День-другой прошли в поисках связи. И вот вечером пошли мы перед очередной передачей по коротковолновику узнать новости в “журналистском клубе” около зала для пресс-конференций. Темень уже была полная, по нескончаемому коридору мы пробирались, изредка щелкая зажигалками, но в “клубе” кое-где горели свечи и можно было смутно различать лица. Тут-то я и приметил молодую вертихвостку, знакомую мне по всяким политсборищам, где она рьяно представляла “свободную прессу”. Как-никак, а знакомая. Подошел, поздоровался, спросил о чем-то. И тут увидел в ее руках “сотовый телефон”. Ну, думаю, для порядка спрошу о связи. Девчонка немного подумала и сказала, что телефон даст на одну минуту, потому что кто его знает, какой контроль идет и о чем мы с семьями будем переговариваться.
И на том спасибо. Взял я трубку, набрал номер и услышал голос дочери. Быстро сказал, что все у меня нормально, назвал по имени-отчеству своих товарищей и попросил позвонить их семьям, чтобы не волновались.
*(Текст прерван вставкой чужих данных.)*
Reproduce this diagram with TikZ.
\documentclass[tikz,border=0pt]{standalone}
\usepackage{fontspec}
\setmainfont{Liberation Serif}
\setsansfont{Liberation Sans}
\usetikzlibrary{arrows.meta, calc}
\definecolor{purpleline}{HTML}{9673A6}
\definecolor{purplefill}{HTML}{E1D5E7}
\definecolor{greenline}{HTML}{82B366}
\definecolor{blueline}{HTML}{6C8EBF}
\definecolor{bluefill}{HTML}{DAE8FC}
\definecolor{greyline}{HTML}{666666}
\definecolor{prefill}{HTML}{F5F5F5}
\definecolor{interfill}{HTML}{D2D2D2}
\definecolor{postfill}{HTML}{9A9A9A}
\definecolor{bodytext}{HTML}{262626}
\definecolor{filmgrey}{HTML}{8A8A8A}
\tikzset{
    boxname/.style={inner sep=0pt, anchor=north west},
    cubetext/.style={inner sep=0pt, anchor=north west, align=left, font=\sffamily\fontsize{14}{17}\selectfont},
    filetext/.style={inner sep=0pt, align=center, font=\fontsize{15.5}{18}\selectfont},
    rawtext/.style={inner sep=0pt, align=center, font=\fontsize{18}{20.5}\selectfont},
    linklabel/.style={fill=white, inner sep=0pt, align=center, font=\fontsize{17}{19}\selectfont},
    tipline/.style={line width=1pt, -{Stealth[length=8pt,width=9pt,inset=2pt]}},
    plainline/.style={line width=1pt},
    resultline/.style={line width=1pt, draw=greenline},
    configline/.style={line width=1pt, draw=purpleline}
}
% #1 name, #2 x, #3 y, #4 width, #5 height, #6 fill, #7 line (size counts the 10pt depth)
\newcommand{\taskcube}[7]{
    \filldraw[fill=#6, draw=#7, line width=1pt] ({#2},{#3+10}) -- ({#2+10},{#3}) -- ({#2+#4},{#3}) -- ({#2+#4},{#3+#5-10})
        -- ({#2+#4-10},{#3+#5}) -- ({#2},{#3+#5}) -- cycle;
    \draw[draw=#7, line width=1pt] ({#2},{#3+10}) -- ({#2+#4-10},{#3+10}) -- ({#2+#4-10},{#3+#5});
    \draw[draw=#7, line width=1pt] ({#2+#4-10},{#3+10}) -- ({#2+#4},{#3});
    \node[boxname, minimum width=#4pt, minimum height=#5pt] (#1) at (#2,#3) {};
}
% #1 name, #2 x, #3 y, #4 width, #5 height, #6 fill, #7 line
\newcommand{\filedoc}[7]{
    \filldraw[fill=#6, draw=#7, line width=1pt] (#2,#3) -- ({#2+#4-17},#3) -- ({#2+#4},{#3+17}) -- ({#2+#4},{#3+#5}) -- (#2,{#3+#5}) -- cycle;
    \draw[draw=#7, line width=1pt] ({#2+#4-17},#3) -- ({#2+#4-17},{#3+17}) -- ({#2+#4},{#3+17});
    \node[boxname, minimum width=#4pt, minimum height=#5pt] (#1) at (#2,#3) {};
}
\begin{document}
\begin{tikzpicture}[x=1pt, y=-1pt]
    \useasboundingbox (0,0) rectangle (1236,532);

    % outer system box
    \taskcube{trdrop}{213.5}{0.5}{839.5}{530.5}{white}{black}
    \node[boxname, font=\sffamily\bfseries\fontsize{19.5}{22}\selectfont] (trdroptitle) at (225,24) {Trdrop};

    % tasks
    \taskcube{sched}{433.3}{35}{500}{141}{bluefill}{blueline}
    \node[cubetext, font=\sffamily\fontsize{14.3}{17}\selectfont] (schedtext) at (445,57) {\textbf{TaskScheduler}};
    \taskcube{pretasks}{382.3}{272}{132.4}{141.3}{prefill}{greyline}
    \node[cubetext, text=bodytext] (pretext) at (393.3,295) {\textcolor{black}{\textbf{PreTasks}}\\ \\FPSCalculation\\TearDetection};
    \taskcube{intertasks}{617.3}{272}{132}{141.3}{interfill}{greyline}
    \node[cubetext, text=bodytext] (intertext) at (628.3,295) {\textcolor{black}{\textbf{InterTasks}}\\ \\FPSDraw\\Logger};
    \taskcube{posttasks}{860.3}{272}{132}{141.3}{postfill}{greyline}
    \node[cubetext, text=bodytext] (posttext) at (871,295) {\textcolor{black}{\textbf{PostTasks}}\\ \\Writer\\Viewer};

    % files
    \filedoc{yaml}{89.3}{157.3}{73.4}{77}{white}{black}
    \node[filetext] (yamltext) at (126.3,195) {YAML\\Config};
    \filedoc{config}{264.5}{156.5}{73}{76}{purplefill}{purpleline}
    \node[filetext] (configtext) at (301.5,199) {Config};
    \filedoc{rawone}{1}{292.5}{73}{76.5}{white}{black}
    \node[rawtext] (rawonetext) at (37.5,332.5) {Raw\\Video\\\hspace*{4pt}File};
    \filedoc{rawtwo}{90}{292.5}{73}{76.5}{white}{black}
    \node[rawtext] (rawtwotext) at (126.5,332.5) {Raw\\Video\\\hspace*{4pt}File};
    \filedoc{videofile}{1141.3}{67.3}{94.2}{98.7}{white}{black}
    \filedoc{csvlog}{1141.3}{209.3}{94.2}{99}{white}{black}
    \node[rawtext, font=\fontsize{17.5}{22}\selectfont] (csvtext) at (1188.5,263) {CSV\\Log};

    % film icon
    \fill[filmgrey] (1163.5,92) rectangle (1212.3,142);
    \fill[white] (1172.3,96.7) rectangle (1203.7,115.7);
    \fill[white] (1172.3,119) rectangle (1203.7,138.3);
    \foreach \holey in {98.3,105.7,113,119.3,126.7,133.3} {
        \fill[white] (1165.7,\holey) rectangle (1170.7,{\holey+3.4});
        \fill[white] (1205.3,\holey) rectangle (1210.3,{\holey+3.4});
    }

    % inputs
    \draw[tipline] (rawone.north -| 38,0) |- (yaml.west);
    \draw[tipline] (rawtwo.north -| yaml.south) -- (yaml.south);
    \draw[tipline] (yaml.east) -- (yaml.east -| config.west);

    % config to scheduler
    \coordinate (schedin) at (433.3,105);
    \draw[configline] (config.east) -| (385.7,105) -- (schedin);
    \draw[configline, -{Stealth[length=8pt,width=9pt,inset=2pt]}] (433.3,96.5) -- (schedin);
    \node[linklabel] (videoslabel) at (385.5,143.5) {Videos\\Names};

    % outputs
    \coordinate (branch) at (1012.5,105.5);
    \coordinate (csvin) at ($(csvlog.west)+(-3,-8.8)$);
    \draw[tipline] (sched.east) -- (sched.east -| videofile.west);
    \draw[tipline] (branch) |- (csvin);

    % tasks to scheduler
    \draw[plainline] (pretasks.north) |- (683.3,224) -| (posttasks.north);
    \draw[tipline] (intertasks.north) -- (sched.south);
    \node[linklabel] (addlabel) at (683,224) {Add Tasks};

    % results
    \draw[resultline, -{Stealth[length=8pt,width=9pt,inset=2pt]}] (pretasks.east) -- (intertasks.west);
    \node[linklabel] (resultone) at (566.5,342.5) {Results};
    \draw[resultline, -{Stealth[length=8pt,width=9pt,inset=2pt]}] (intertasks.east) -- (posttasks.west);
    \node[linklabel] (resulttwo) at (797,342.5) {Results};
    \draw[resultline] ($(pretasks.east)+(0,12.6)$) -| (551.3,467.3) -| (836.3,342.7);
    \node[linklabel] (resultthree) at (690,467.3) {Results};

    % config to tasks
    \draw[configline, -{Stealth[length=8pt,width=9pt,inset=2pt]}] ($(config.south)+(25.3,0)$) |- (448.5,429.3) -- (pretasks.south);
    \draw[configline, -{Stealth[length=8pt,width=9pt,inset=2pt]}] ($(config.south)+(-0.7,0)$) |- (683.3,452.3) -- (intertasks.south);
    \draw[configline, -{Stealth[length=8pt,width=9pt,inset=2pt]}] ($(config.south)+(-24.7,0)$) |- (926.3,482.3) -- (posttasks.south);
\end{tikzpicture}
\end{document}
Так мы получили связь с родными. Каждый день ровно на минуту. Но теперь и наши жены установили свою цепочку, и можно было сказать больше, чем о своем нормальном пребывании в концлагере.
А самое главное, когда уже расстреляли Дом Советов и наши родные видели это по телевизору, естественно, с тем воображением, которое у жен и детей наличествовало, снова довелось мне позвонить домой и в ответ на рыдания жены сказать, что у нас все нормально. Хоть на время, а родных успокоили...
“Телефонистку” нашу я с тех пор не встречал. Может, одумалась после расстрела, может, замуж вышла. Но верю почему-то, что среди “демократических” журналистов ее уже не найдешь.